До меня позже всех дошли эти сплетни, сделавшиеся общим достоянием, я почувствовал себя опозоренным в общественном мнении, я впал в отчаяние, дрался на дуэли — мне было 20 лет в 1820 (г.) — я размышлял, не следует ли мне покончить с собой или убить —»>.
Росчерк пера далее читается как V, но это не первая и не последняя буква слова, судя по черточке, предваряющей ее, и волнистой линии, следующей за ней. Я почти не сомневаюсь, что имеется в виду фамилия «Милорадович» — с гипертрофированной буквой «V».
Непонятно, как комментаторы смогли вообразить, что «V» означает «Votre Majesté» <«Ваше Величество»> (особенно если принять во внимание последующий контекст, где Пушкин определяет свою потенциальную жертву как «un homme auquel tenait tout» <«человека, от которого зависело все»>, — что, в приложении к царю, было бы невозможным принижением — и чьих «талантов» он был «l'admirateur involontaire» <«невольным поклонником»>).
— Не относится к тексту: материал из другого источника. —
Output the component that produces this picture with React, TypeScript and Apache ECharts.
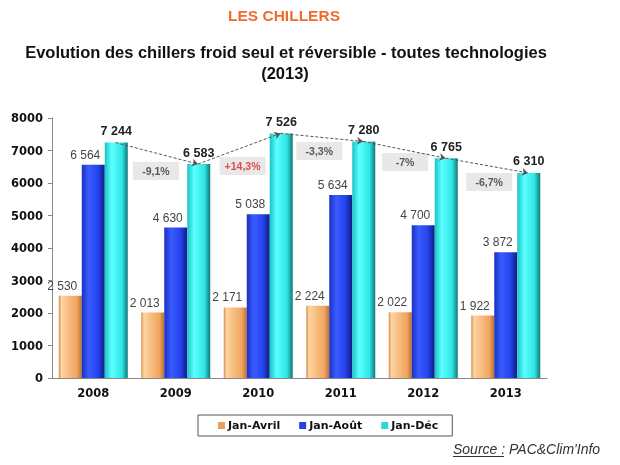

Так же непостижимо, как и почему слова «fus découragé» <«был обескуражен»> могли быть прочитаны как «suis découragé» <«обескуражен»> Д. Благим, редактором Акад. 1937, XIII, 227, в котором факсимиле рукописи совершенно ясно выявляет сходство этого «fus» и «fus» в начале абзаца.
Кто был человек, с которым Пушкин стрелялся весной 1820 г.?
Молодой офицер Федор Лугинин в дневнике — он вел его во время своего пребывания в Кишиневе (с 15 мая по 19 июня 1822 г.)[55] — записывает 15 июня, что Пушкин, с которым его связывала недолгая дружба, дрался на дуэли в С.-Петербурге в связи с распространением слухов о его порке в тайной канцелярии.
В письме от 24 марта 1825 г. из Михайловского Александру Бестужеву (псевдоним Марлинский) в С.-Петербург Пушкин после добродушного высказывания о том, что он ценит поэзию Рылеева настолько высоко, что видит в нем соперника, добавляет: «…жалею очень, что его не застрелил, когда имел тому случай — да черт его знал».
Это намек не только на дуэль, но и на некую историю, явно столь хорошо известную Бестужеву, что необходимость каких-либо объяснений исключалась.
Пушкин мог познакомиться с Рылеевым (1795–1826) только весной 1820 г., когда Рылеев жил в Петербурге и в своем расположенном неподалеку имении Батово (принадлежащем его матери Анастасии, дочери Матвея Эссена; оно было куплено в 1805 г., находилось в двух милях к западу от Рождествено, деревни в районе Царского Села, в сорока пяти милях к югу от С.-Петербурга на пути к Луге). Пушкин так хорошо запомнил лицо Рылеева, что более чем через пять лет после встречи нарисовал его профиль с торчащим носом, выпяченными губами и прямыми гладкими волосами. Замечу также, что Пушкин упоминает в письмах Батово как место, знакомое ему: 29 июня 1825 г., будучи в Михайловском, он пересылает Прасковье Осиповой, уехавшей в Ригу, два письма — одно от своей матери, «другое — из Батово». Нам известно, что в начале 1820 г. Рылеев отправил или отвез свою беременную жену в ее родовое поместье в Воронежской губернии и 23 мая у него родилась дочь. О его собственных передвижениях в период между концом 1819-го и концом 1820 г. как будто мало что известно (см. комментарии Оксмана к изданию произведений Рылеева, Москва, 1956).
Когда же Пушкин на самом деле уехал из С.-Петербурга?
Согласно В. Гаевскому, биографу Дельвига, узнавшему об этом от Михаила Яковлева (см. «Современник», сентябрь 1854), Пушкин покинул город 6 мая. Согласно Александру Тургеневу (упоминающему об этом в письме своему брату Сергею от 6 мая), наш поэт должен был уехать на следующий день — 7 мая. Он отбыл в один из этих двух дней со своим слугой, Никитой Козловым; двое друзей «проводили его до Царского» (14 ½ миль по направлению к Луге). Этими друзьями были Дельвиг и Павел Яковлев (1796–1835; товарищ Пушкина по Коллегии иностранных дел и брат его однокашника — Михаила Яковлева).
В своем кишиневском дневнике 9 мая 1821 г. Пушкин замечает, что ровно год прошел с тех пор, как он уехал из С.-Петербурга. Возможно, на самом деле он покинул город 6 мая 1820 г. Но если он провел следующие дни — до девятого — в ближайших окрестностях, то вполне оправданы его слова, что он уехал из Петербурга девятого. Пушкин был очень точен в своих судьбоносных датах.